Faliveno, the former Poets & Writers senior editor who now teaches writing at Sarah Lawrence, was born just a year before the devastating 1984 tornado that wiped out Barneveld, Wisconsin, eight miles from her hometown, Mount Horeb, “a small, God-fearing town…a blue-collar place dealing in livestock feed and John Deere tractors.” In her debut book, Faliveno explores this “meat-and-potatoes” background and her experiences attending church, potluck dinners, and other community events, generally toeing the small-town line until she left home. But this is not just a wholesome exploration of flyover country, as the author also delves deeply into gender identity and the many confusions and complications involved. In the opening piece, “Finger of God,” Faliveno chronicles the disastrous F5 tornado.

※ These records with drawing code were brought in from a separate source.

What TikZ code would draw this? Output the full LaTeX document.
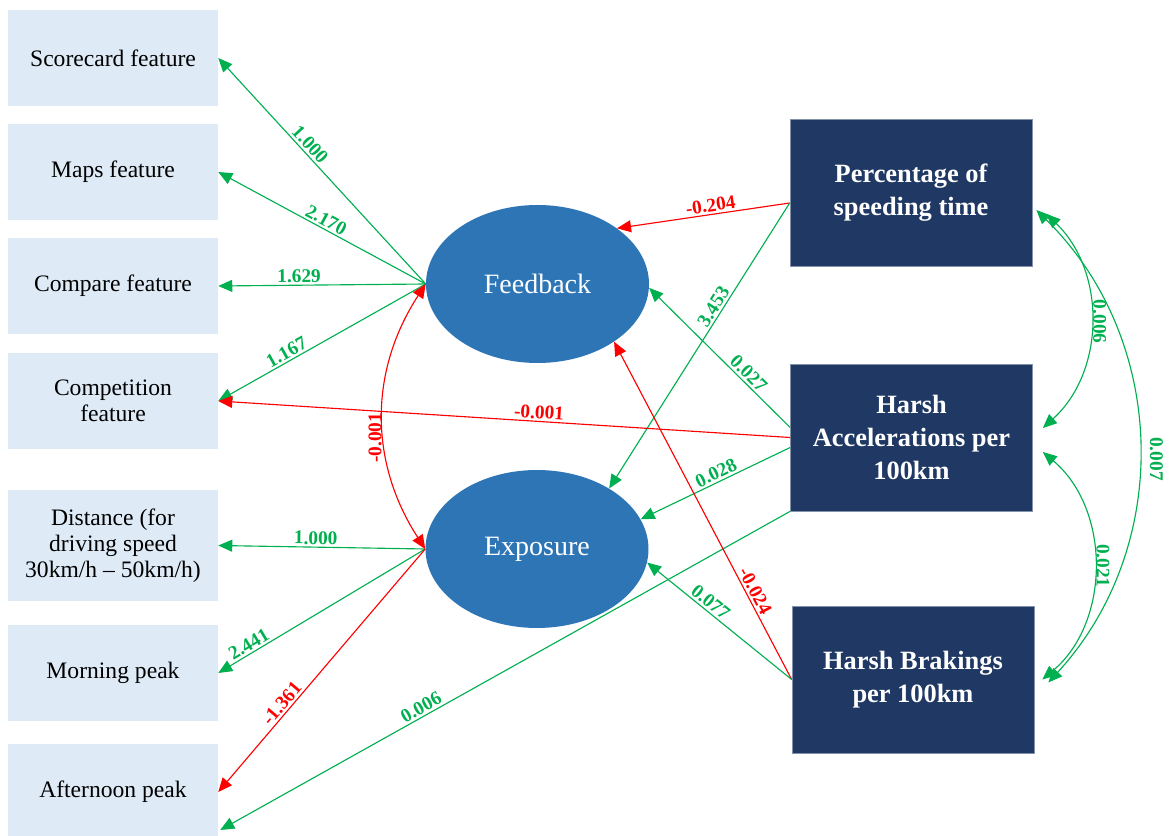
\documentclass[tikz,border=0pt]{standalone}
\usepackage{fontspec}
\setmainfont{Liberation Serif}
\usetikzlibrary{arrows.meta,shapes.geometric,calc}

\definecolor{boxblue}{HTML}{DEEBF7}
\definecolor{navy}{HTML}{203864}
\definecolor{latent}{HTML}{2E75B6}
\definecolor{posgreen}{HTML}{00B050}
\definecolor{negred}{HTML}{FF0000}

\tikzset{
	obs/.style={fill=boxblue, minimum width=157.5pt, minimum height=72pt, inner sep=0pt,
		align=center, font=\fontsize{17.7}{19.5}\selectfont},
	pred/.style={fill=navy, draw=navy!55!white, line width=0.5pt, text=white,
		minimum width=181.5pt, minimum height=110.25pt, align=center,
		font=\bfseries\fontsize{19.8}{24.7}\selectfont},
	lat/.style={ellipse, fill=latent, text=white, minimum width=167.25pt,
		minimum height=118.5pt, inner sep=0pt, font=\fontsize{21}{25}\selectfont},
	gline/.style={posgreen, line width=0.85pt, ->},
	rline/.style={negred, line width=0.85pt, ->},
	coef/.style={font=\bfseries\fontsize{14.5}{16}\selectfont, inner sep=1.5pt}
}

\begin{document}
\begin{tikzpicture}[x=0.75pt, y=0.75pt, >={Triangle[length=10.5pt,width=9pt]}]
	\useasboundingbox (0,0) rectangle (1172,836);

	\node[obs] (sc) at (113,778) {Scorecard feature};
	\node[obs] (mp) at (113,664) {Maps feature};
	\node[obs] (cp) at (113,550) {Compare feature};
	\node[obs] (ct) at (113,435) {Competition\\feature};
	\node[obs, minimum height=83.25pt] (ds) at (113,290.5) {Distance (for\\driving speed\\30km/h -- 50km/h)};
	\node[obs] (mn) at (113,163) {Morning peak};
	\node[obs] (af) at (113,44) {Afternoon peak};

	\node[lat] (fb) at (537.5,552) {Feedback};
	\node[lat] (ex) at (537,287) {Exposure};

	\node[pred] (pst) at (911,643) {Percentage of\\speeding time};
	\node[pred] (ha) at (911.5,398.5) {Harsh\\Accelerations per\\100km};
	\node[pred] (hb) at (913,156.5) {Harsh Brakings\\per 100km};

	% loadings
	\draw[gline] (fb.west) -- node[coef, sloped, above, pos=0.59] (l-sc) {1.000} (sc.east);
	\draw[gline] (fb.west) -- node[coef, sloped, above, pos=0.50] (l-mp) {2.170} (mp.east);
	\draw[gline] (fb.west) -- node[coef, sloped, above, pos=0.61] (l-cp) {1.629} (cp.east);
	\draw[gline] (fb.west) -- node[coef, sloped, above, pos=0.65] (l-ct) {1.167} (ct.east);
	\draw[gline] (ex.west) -- node[coef, sloped, above, pos=0.53] (l-ds) {1.000} (ds.east);
	\draw[gline] (ex.west) -- node[coef, sloped, above, pos=0.83] (l-mn) {2.441} (mn.east);
	\draw[rline] (ex.west) -- node[coef, sloped, above, pos=0.66] (l-af) {-1.361} (af.east);

	\draw[rline, <->] (ex.west) to[bend left=33] node[coef, pos=0.42, rotate=90, anchor=south] (l-fe) {-0.001} (fb.west);

	% regressions
	\coordinate (pst-out) at ($(pst.west)+(0,-10)$);
	\draw[rline] (pst-out) -- node[coef, sloped, above, pos=0.45] (l-pf) {-0.204} (fb.35);
	\draw[gline] (pst-out) -- node[coef, sloped, above, pos=0.38] (l-pe) {3.453} (ex.40);
	\draw[gline] ($(ha.west)+(0,10)$) -- node[coef, sloped, above, pos=0.34] (l-hf) {0.027} (fb.-2);
	\draw[rline] (ha.west) -- node[coef, sloped, above, pos=0.44] (l-hct) {-0.001} (ct.east);
	\draw[gline] ($(ha.west)+(0,-10)$) -- node[coef, sloped, above, pos=0.47] (l-he) {0.028} (ex.16);
	\draw[gline] (ha.south west) -- node[coef, sloped, above, pos=0.64] (l-haf) {0.006} ($(af.east)+(2,-38)$);
	\draw[rline] (hb.west) -- node[coef, sloped, above, pos=0.25] (l-bf) {-0.024} (fb.-37);
	\draw[gline] (hb.west) -- node[coef, sloped, above, pos=0.60] (l-be) {0.077} (ex.-7);

	% covariances
	\draw[gline, <->] ($(pst.east)+(14,-21)$) to[bend left=47] node[coef, pos=0.5, rotate=-90, anchor=south] (l-ph) {0.006} ($(ha.east)+(10,9.5)$);
	\draw[gline, <->] ($(ha.east)+(10,-14.5)$) to[bend left=50] node[coef, pos=0.5, rotate=-90, anchor=south] (l-hb) {0.021} ($(hb.east)+(8,0)$);
	\draw[gline, <->] ($(pst.east)+(4,-17)$) to[bend left=44] node[coef, pos=0.53, rotate=-90, anchor=south, inner sep=8pt] (l-pb) {0.007} ($(hb.east)+(14,-3)$);
\end{tikzpicture}
\end{document}
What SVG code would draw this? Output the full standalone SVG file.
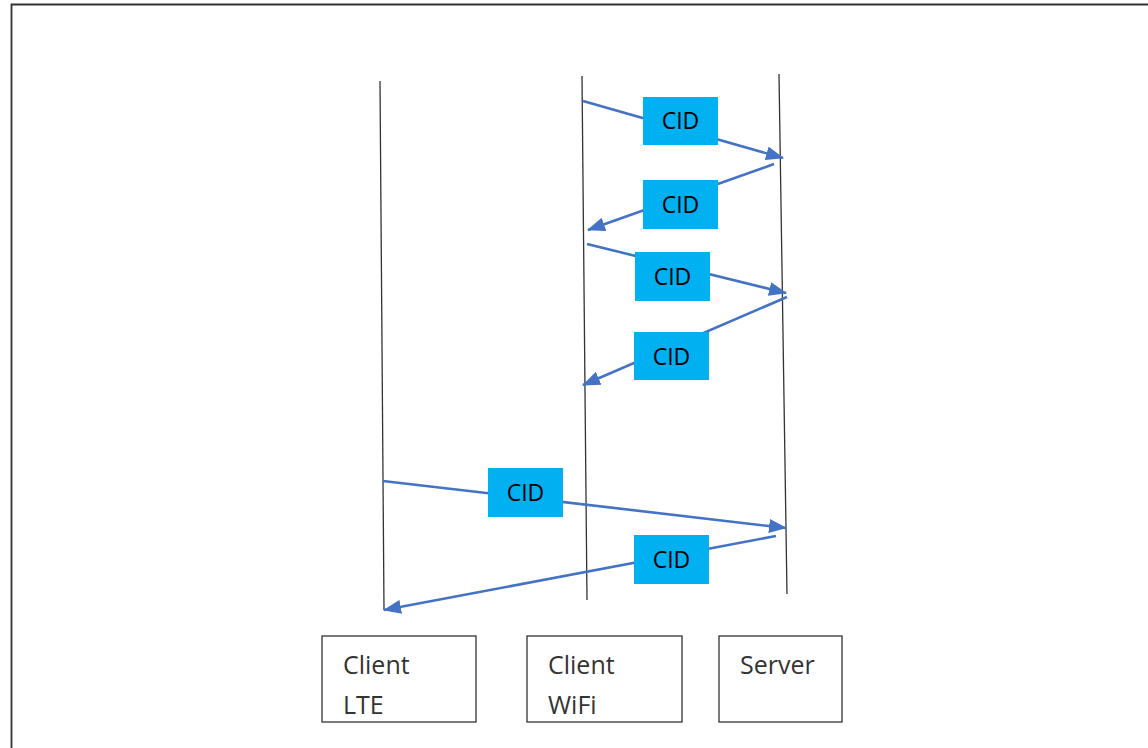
<svg xmlns="http://www.w3.org/2000/svg" width="1148" height="748" viewBox="0 0 1148 748">
<defs>
<marker id="ah" viewBox="0 0 18 14" refX="17" refY="7" markerWidth="18" markerHeight="14" markerUnits="userSpaceOnUse" orient="auto">
<path d="M0,0 L18,7 L0,14 z" fill="#4472C4"/>
</marker>
<style>
.life{stroke:#333;stroke-width:1.3;fill:none}
.msg{stroke:#4472C4;stroke-width:2.6;fill:none;marker-end:url(#ah)}
.tag{fill:#00B0F0}
.tagt{font-family:"Open Sans",sans-serif;font-size:23px;fill:#000;text-anchor:middle}
.box{fill:#fff;stroke:#333;stroke-width:1.3}
.boxt{font-family:"Open Sans",sans-serif;font-size:25px;fill:#333}
</style>
</defs>
<rect width="1148" height="748" fill="#fff"/>
<path d="M11.5,748 V4.5 H1148" stroke="#333" stroke-width="1.8" fill="none"/>
<g id="lifelines">
<line class="life" x1="380" y1="81" x2="384" y2="610"/>
<line class="life" x1="582" y1="76" x2="587" y2="600"/>
<line class="life" x1="779" y1="74" x2="787" y2="594"/>
</g>
<g id="connectors">
<line class="msg" x1="583" y1="101" x2="783" y2="158"/>
<line class="msg" x1="774" y1="164" x2="588" y2="230"/>
<line class="msg" x1="587" y1="244" x2="786" y2="293"/>
<line class="msg" x1="787" y1="297" x2="583" y2="385"/>
<line class="msg" x1="383" y1="481" x2="786" y2="528"/>
<line class="msg" x1="776" y1="536" x2="384" y2="610"/>
</g>
<g id="cid1"><rect class="tag" x="643" y="97" width="75" height="48"/><text class="tagt" x="680.5" y="129">CID</text></g>
<g id="cid2"><rect class="tag" x="643" y="180" width="75" height="49"/><text class="tagt" x="680.5" y="213">CID</text></g>
<g id="cid3"><rect class="tag" x="635" y="252" width="75" height="49"/><text class="tagt" x="672.5" y="285">CID</text></g>
<g id="cid4"><rect class="tag" x="634" y="332" width="75" height="48"/><text class="tagt" x="671.5" y="365">CID</text></g>
<g id="cid5"><rect class="tag" x="488" y="468" width="75" height="49"/><text class="tagt" x="525.5" y="501">CID</text></g>
<g id="cid6"><rect class="tag" x="634" y="535" width="75" height="49"/><text class="tagt" x="671.5" y="568">CID</text></g>
<g id="client-lte"><rect class="box" x="322" y="636" width="154" height="86"/><text class="boxt" x="343" y="674">Client</text><text class="boxt" x="343" y="714">LTE</text></g>
<g id="client-wifi"><rect class="box" x="527" y="636" width="155" height="86"/><text class="boxt" x="548" y="674">Client</text><text class="boxt" x="548" y="714">WiFi</text></g>
<g id="server"><rect class="box" x="719" y="636" width="123" height="86"/><text class="boxt" x="740" y="674">Server</text></g>
</svg>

She recounts how her mother confronted the sight of the brewing storm and hustled the family to the basement, reminisces about her love for the film Twister, and tells of her 2019 return to talk to residents who witnessed the original event. In “Tomboy,” the author discusses her education and adult life in New York, where she experimented with kink as well as various expressions of her gender identity and struggled with being misgendered and misunderstood. “Sometimes, I call myself a woman,” she writes. “But sometimes I avoid the word….Uncertainty is hardly unique among those of us born into female bodies, but as my own body moves through the world, it is marked by one common question: What are you? And the honest answer is—I don’t really know.” Throughout the collection, Faliveno remains inquisitive and resistant to labels, always maintaining her empowering agency. While some of the passages are repetitive, the majority of the essays are well-rendered investigations of self-identity.
An expressive voice evolving deliberately, resisting having to be one thing or the other.